* [Task to complete] Working from the top of the listing below, retype each line through the line containing "const height = 398;", both included, with no pictures.

* [Data lines]

━━━━━━

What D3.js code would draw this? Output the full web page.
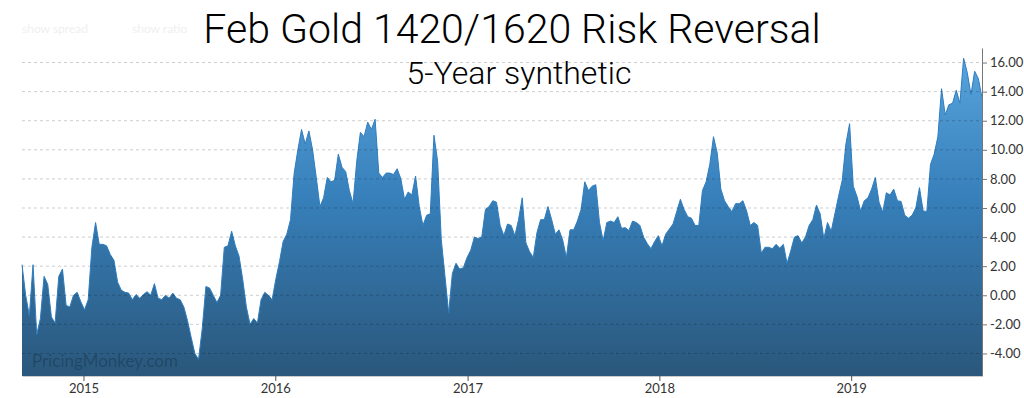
<!DOCTYPE html>
<html>
<head>
<meta charset="utf-8">
<script src="https://cdn.jsdelivr.net/npm/d3@7"></script>
<style>
  body { margin: 0; background: #fff; }
  svg { display: block; }
</style>
</head>
<body>
<svg></svg>
<script>
// Chart size
const width = 1024;
const height = 398;

// Weekly samples, first one on 6 Sep 2014
const startDate = new Date(2014, 8, 6);
const endDate = new Date(2019, 8, 7);
const stepDays = 7;

// Risk reversal values (one per week)
const rrValues = [
  2.1, 0.0, -1.4, 2.1, -2.7, -1.6, 1.3, 0.75, -1.5, -1.9,
  1.3, 1.8, -0.7, -0.8, 0.0, 0.2, -0.45, -1.0, -0.3, 3.3,
  5.0, 3.5, 3.5, 3.4, 2.8, 2.4, 0.9, 0.35, 0.2, 0.15,
  -0.3, 0.05, -0.2, 0.05, 0.25, 0.0, 0.8, -0.2, -0.3, 0.0,
  -0.2, 0.15, -0.2, -0.3, -0.8, -1.75, -2.9, -4.0, -4.4, -2.3,
  0.6, 0.5, 0.0, -0.5, 0.0, 3.3, 3.4, 4.4, 3.4, 2.7,
  1.1, -0.8, -2.0, -1.6, -1.9, -0.3,
  0.2, 0.0, -0.3, 1.1, 2.3, 3.7, 4.2, 5.2, 8.4, 10.0,
  11.4, 10.4, 11.3, 10.0, 8.1, 6.1, 6.7, 8.1, 7.8, 7.9,
  9.7, 8.8, 8.5, 7.2, 6.3, 9.2, 11.2, 10.9, 11.9, 11.4,
  12.1, 8.4, 8.1, 8.4, 8.4, 8.3, 8.7, 8.0, 6.6, 7.1,
  6.9, 8.2, 6.1, 4.8, 5.5, 5.6, 11.0, 9.2, 3.8, 1.3,
  -1.2, 1.5, 2.2, 1.8, 1.9, 2.6, 3.1, 4.0, 3.9, 4.0,
  5.9, 6.1, 6.5, 6.4, 4.8,
  4.1, 4.9, 4.8, 4.1, 5.2, 6.7, 3.6, 3.0, 2.6, 4.3,
  5.2, 5.2, 6.1, 5.2, 4.2, 4.5, 3.8, 2.6, 4.5, 4.5,
  5.1, 5.9, 7.8, 7.2, 7.5, 7.6, 5.0, 3.75, 5.0, 5.1,
  5.0, 5.4, 4.6, 4.65, 4.45, 5.1, 5.0, 4.8, 4.0, 3.55,
  3.2, 3.7, 4.1, 3.4, 4.2, 4.55, 4.9, 5.75, 6.6, 5.9,
  5.4, 5.3, 4.8, 4.8, 7.2, 7.8, 9.0, 10.9, 9.8, 7.3,
  6.5, 6.1, 5.75, 6.3, 6.3, 6.5,
  5.8, 4.8, 5.0, 4.8, 2.9, 3.3, 3.3, 3.2, 3.5, 3.25,
  3.5, 2.2, 3.05, 4.0, 4.1, 3.6, 4.0, 4.8, 5.2, 6.2,
  5.6, 3.9, 5.0, 4.4, 5.6, 6.8, 7.9, 10.4, 11.8, 7.5,
  6.8, 5.8, 6.5, 6.7, 7.3, 8.1, 6.4, 5.7, 7.05, 6.9,
  7.3, 6.5, 6.45, 5.5, 5.3, 5.5, 6.0, 7.4, 5.8, 5.75,
  9.0, 9.7, 10.9, 14.2, 12.4, 13.1, 13.2, 14.1, 13.2, 16.3,
  15.3, 13.8, 15.4, 14.9, 13.6
];

// Axis ticks
const yTicks = [-4, -2, 0, 2, 4, 6, 8, 10, 12, 14, 16];
const yDomain = [-5.55, 17.0];

const data = rrValues.map((v, i) => ({
  date: d3.timeDay.offset(startDate, i * stepDays),
  value: v
}));

// Plot box
const plot = { left: 22, right: 982, top: 48, bottom: 376 };

const svg = d3.select("svg")
    .attr("width", width)
    .attr("height", height);

const x = d3.scaleTime()
    .domain([startDate, endDate])
    .range([plot.left, plot.right]);

const y = d3.scaleLinear()
    .domain(yDomain)
    .range([plot.bottom, plot.top]);

// Faint leftover controls at the top
svg.append("text")
    .attr("x", 22).attr("y", 33)
    .style("font-family", "Lato")
    .style("font-size", "12px")
    .style("fill", "#efefef")
    .text("show spread");
svg.append("text")
    .attr("x", 132).attr("y", 33)
    .style("font-family", "Lato")
    .style("font-size", "12px")
    .style("fill", "#efefef")
    .text("show ratio");

// Gradient for the area
const defs = svg.append("defs");
const grad = defs.append("linearGradient")
    .attr("id", "areaFill")
    .attr("gradientUnits", "userSpaceOnUse")
    .attr("x1", 0).attr("x2", 0)
    .attr("y1", plot.top).attr("y2", plot.bottom);
grad.append("stop").attr("offset", "0%").attr("stop-color", "#5ba6df");
grad.append("stop").attr("offset", "45%").attr("stop-color", "#3780bb");
grad.append("stop").attr("offset", "100%").attr("stop-color", "#2a577b");

// Area + line
const area = d3.area()
    .x(d => x(d.date))
    .y0(plot.bottom)
    .y1(d => y(d.value));

const line = d3.line()
    .x(d => x(d.date))
    .y(d => y(d.value));

svg.append("path")
    .datum(data)
    .attr("d", area)
    .attr("fill", "url(#areaFill)");

svg.append("path")
    .datum(data)
    .attr("d", line)
    .attr("fill", "none")
    .attr("stroke", "#2e7dbf")
    .attr("stroke-width", 1);

// Dashed grid on top
svg.append("g")
    .selectAll("line")
    .data(yTicks)
    .enter()
    .append("line")
    .attr("x1", plot.left)
    .attr("x2", plot.right)
    .attr("y1", d => y(d))
    .attr("y2", d => y(d))
    .style("stroke", "#000")
    .style("stroke-opacity", 0.2)
    .style("stroke-dasharray", "3,3");

// Watermark
svg.append("text")
    .attr("x", 32)
    .attr("y", 367)
    .style("font-family", "Lato")
    .style("font-size", "17px")
    .style("fill", "#000")
    .style("fill-opacity", 0.22)
    .text("PricingMonkey.com");

// Right axis
const yAxis = svg.append("g")
    .attr("transform", `translate(${plot.right},0)`)
    .call(d3.axisRight(y)
        .tickValues(yTicks)
        .tickSize(5)
        .tickSizeOuter(0)
        .tickFormat(d => d.toFixed(2)));
yAxis.select(".domain").attr("stroke", "#777");
yAxis.selectAll(".tick line").attr("stroke", "#777");
yAxis.selectAll("text")
    .style("font-family", "Lato")
    .style("font-size", "13px")
    .style("fill", "#333");

// Bottom axis
const xAxis = svg.append("g")
    .attr("transform", `translate(0,${plot.bottom})`)
    .call(d3.axisBottom(x)
        .ticks(d3.timeYear)
        .tickSize(5)
        .tickSizeOuter(0)
        .tickFormat(d3.timeFormat("%Y")));
xAxis.select(".domain").attr("stroke", "#ccc");
xAxis.selectAll(".tick line").attr("stroke", "#555");
xAxis.selectAll("text")
    .style("font-family", "Lato")
    .style("font-size", "13px")
    .style("fill", "#333");

// Titles
svg.append("text")
    .attr("x", 512)
    .attr("y", 43)
    .attr("text-anchor", "middle")
    .style("font-family", "Roboto")
    .style("font-weight", 300)
    .style("font-size", "41px")
    .style("fill", "#000")
    .text("Feb Gold 1420/1620 Risk Reversal");

svg.append("text")
    .attr("x", 519)
    .attr("y", 84)
    .attr("text-anchor", "middle")
    .style("font-family", "Roboto")
    .style("font-weight", 300)
    .style("font-size", "32px")
    .style("fill", "#000")
    .text("5-Year synthetic");
</script>
</body>
</html>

━━━━━━

* [Output of the task]
What D3.js code would draw this? Output the full web page.
<!DOCTYPE html>
<html>
<head>
<meta charset="utf-8">
<script src="https://cdn.jsdelivr.net/npm/d3@7"></script>
<style>
  body { margin: 0; background: #fff; }
  svg { display: block; }
</style>
</head>
<body>
<svg></svg>
<script>
// Chart size
const width = 1024;
const height = 398;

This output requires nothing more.